De vírgenes y ninfas
En la calle de Fuencarral, entre zapaterías de saldo, tiendas de moda y otros comercios profanos, bajo un rústico tejadillo de discreta altura que contrasta con las edificaciones colindantes, subsiste un modesto y antiguo oratorio consagrado al culto de la Virgen de la Soledad, cuya imagen, débilmente iluminada, emerge de la piadosa penumbra para ser contemplada desde la acera por los viandantes. Asomarse por primera vez a la reja que guarda la intimidad del santuario es como zambullirse en otro mundo, en otro espacio y en otro tiempo. Urna intacta y silenciosa entre los escaparates chillones, regazo oscuro entre las luminarias comerciales, su propia supervivencia es por sí misma un prodigio, el mayor de sus milagros.Leí en alguna parte que estas ermitas urbanas, abiertas las 24 horas a la calle, se instalaban muchas veces en la proximidad de famosos burdeles para edificación de pecadores contra el sexto mandamiento. Aunque su utilidad como elementos disuasorios no estaba desde luego garantizada, estas capillas resultaban por lo general extremadamente rentables en el Capítulo de limosnas. Los pecadores, que en el trayecto de ida a su lugar de perdición evitaban pasar frente a ellas, recalaban con frecuencia frente a sus rejas de retorno de sus correrías, y allí, aguijoneados por su mala conciencia y abrumados por la universal tristeza que sucede al coito, aliviaban el peso de sus culpas depositando un generoso óbolo, un diezmo para el culto de la Virgen comprensiva e intercesora.

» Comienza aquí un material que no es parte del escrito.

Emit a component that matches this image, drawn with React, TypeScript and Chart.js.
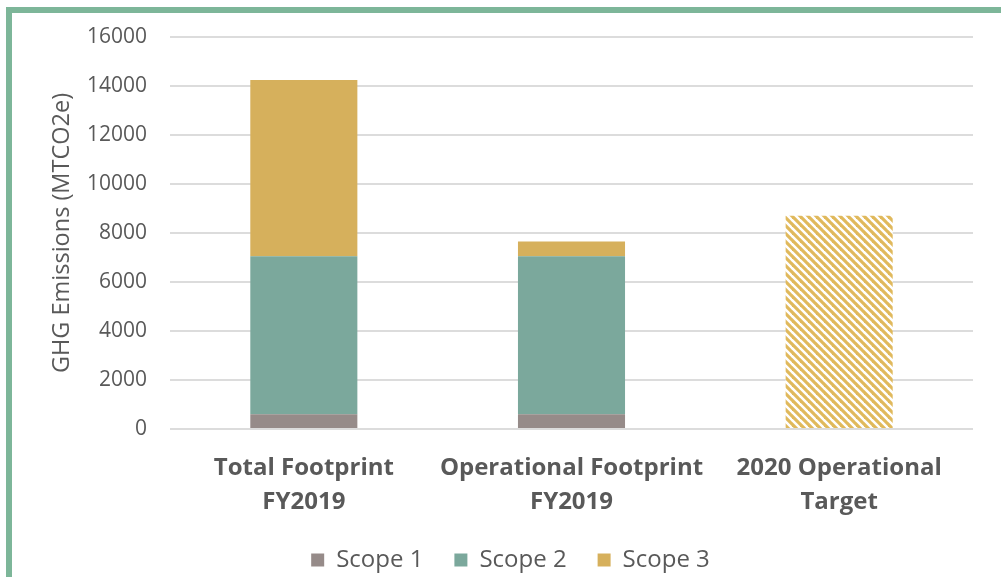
import React, { useEffect, useRef } from "react";
import { Chart, registerables } from "chart.js";

Chart.register(...registerables);

const categories: string[][] = [
  ["Total Footprint", "FY2019"],
  ["Operational Footprint", "FY2019"],
  ["2020 Operational", "Target"],
];
const scope1: (number | null)[] = [600, 600, null];
const scope2: (number | null)[] = [6450, 6450, null];
const scope3: (number | null)[] = [7200, 600, null];
const target: (number | null)[] = [null, null, 8700];
const yTicks: number[] = [0, 2000, 4000, 6000, 8000, 10000, 12000, 14000, 16000];

const FONT = "'Open Sans', sans-serif";
const TEXT = "#595959";

function makeHatch(): CanvasPattern | string {
  const c = document.createElement("canvas");
  c.width = 8;
  c.height = 8;
  const ctx = c.getContext("2d");
  if (!ctx) return "#e0b95c";
  ctx.fillStyle = "#ffffff";
  ctx.fillRect(0, 0, 8, 8);
  ctx.strokeStyle = "#e0b95c";
  ctx.lineWidth = 3.2;
  for (const k of [-8, 0, 8]) {
    ctx.beginPath();
    ctx.moveTo(k - 2, -2);
    ctx.lineTo(k + 10, 10);
    ctx.stroke();
  }
  const p = ctx.createPattern(c, "repeat");
  return p || "#e0b95c";
}

export default function App() {
  const ref = useRef<HTMLCanvasElement | null>(null);
  useEffect(() => {
    if (!ref.current) return;
    const chart = new Chart(ref.current, {
      type: "bar",
      data: {
        labels: categories,
        datasets: [
          { label: "Scope 1", data: scope1, backgroundColor: "#968b89", stack: "s" },
          { label: "Scope 2", data: scope2, backgroundColor: "#7ba89c", stack: "s" },
          { label: "Scope 3", data: scope3, backgroundColor: "#d6b05c", stack: "s" },
          { label: "Target", data: target, backgroundColor: makeHatch() as any, stack: "s" },
        ],
      },
      options: {
        animation: false,
        responsive: false,
        maintainAspectRatio: false,
        layout: { padding: { left: 48, right: 28, top: 37, bottom: 0 } },
        datasets: { bar: { categoryPercentage: 1, barPercentage: 0.4 } },
        plugins: {
          tooltip: { enabled: false },
          legend: {
            position: "bottom",
            labels: {
              filter: (item: any) => item.datasetIndex !== 3,
              boxWidth: 13,
              boxHeight: 13,
              padding: 31,
              color: TEXT,
              font: { family: FONT, size: 24 },
            },
          },
        },
        scales: {
          x: {
            stacked: true,
            grid: { display: false },
            border: { display: false },
            afterFit: (scale: any) => {
              scale.height = 88;
              scale.paddingLeft = 0;
              scale.paddingRight = 0;
            },
            ticks: {
              color: TEXT,
              font: { family: FONT, size: 24, weight: "bold", lineHeight: 1.42 },
              padding: 14,
              maxRotation: 0,
              autoSkip: false,
            },
          },
          y: {
            stacked: true,
            min: 0,
            max: 16000,
            afterBuildTicks: (axis: any) => {
              axis.ticks = yTicks.map((v) => ({ value: v }));
            },
            afterFit: (scale: any) => {
              scale.width = 122;
              scale.paddingTop = 0;
              scale.paddingBottom = 0;
            },
            grid: { color: "#dcdcdc", lineWidth: 2, drawTicks: false },
            border: { display: false },
            ticks: {
              color: TEXT,
              font: { family: FONT, size: 21 },
              padding: 23,
              callback: (v: any) => String(v),
            },
            title: {
              display: true,
              text: "GHG Emissions (MTCO2e)",
              color: TEXT,
              font: { family: FONT, size: 23.5 },
              padding: { top: 0, bottom: 10 },
            },
          },
        },
      },
    });
    return () => chart.destroy();
  }, []);
  return (
    <div
      style={{
        position: "fixed",
        left: 0,
        top: 0,
        width: 1001,
        height: 577,
        background: "#fff",
        overflow: "hidden",
      }}
    >
      <div
        style={{
          position: "absolute",
          left: 6,
          top: 7,
          right: 0,
          bottom: 0,
          borderLeft: "6px solid #7db699",
          borderTop: "6px solid #7db699",
        }}
      />
      <canvas ref={ref} width={1001} height={582} style={{ position: "absolute", left: 0, top: 0 }} />
    </div>
  );
}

La virtud y el vicio, la santidad y el pecado, conviven puerta con puerta bajo el hojaldrado de los tejados madrileños. Cerca del oratorio de Fuencarral, entre las calles de Valverde, de la Puebla y del Barco, se alza desde el siglo XVII el convento de las madres mercedarias de Don Juan de Alarcón, donde se conserva el cuerpo incorrupto de la beata madrileña Mariana de Jesús, entre cuyos méritos consta el de haberse mutilado espontáneamente el rostro para inspirar repulsión al sexo contrario y así poder seguir su vocación de monja sin que nadie la estorbase. Las mercedarias de Valverde han vivido enclaustradas en el cogollo de la golfería noctámbula del centro de Madrid desde la fundación de su convento, pero tan impropia ubicación no les ha impedido albergar entre sus espesos muros un colegio femenino. Durante siglos, los ecos de las salmodias monjiles se escaparon por las celosías conventuales para unirse al coro irredento y blasfemo de daifas, proxenetas, locos y borrachos.
A la salida del colegio, las alumnas de las mercedarias, embozadas en sus capas y capuchas de reglamento, atravesaban años atrás las calles impuras, sin romperse ni mancharse, sin sufrir ni acoso ni molestia por parte de los miembros de la rufianesca cofradía que, al caer la noche, iban ocupando sus puestos sobre la acera. Con la permisividad de la democracia, los oscuros garitos del sexo salieron de la clandestinidad tolerada para anunciarse con escandalosos maquillajes de neón que hoy proyectan sus guiños lascivos sobre los muros del convento impertérrito.
Ahora leo que protestan los vecinos de la calle del General Moscardó porque les van a poner un sex-shop en sus dominios, y entre los argumentos que esgrimen para oponerse a la iniciativa aducen la proximidad de una basílica que podría ser profanada por el comercio virtual del sexo. En la lista de quejas se habla también de los niños del barrio, cuya inocencia se vería presuntamente mancillada por los rijosos parroquianos del establecimiento. Exagerada presunción, los mirones de las cabinas de los peep-shows (pay per view) y demás clientes de los supermercados eróticos suelen ser tipos huidizos y tímidos que caminan pegados a los muros de los edificios para no ser vistos cuando traspasan de forma subrepticia los umbrales del oratorio venéreo.
La zona de Orense y Capitán Haya, a la que pertenece la calle del General Moscardó, es, desde que le brotaron las primeras torres de aparcamiento y oficinas, aliviadero nocturno de pulsiones sexuales de alto standing en locales públicos o apartamentos privados. No hay marcha atrás, nada que oponer a la inercia de una tradición que acumula siglos en algunos enclaves del centro de Madrid, pero que empieza a sumar décadas en ciertas zonas de la ciudad nueva.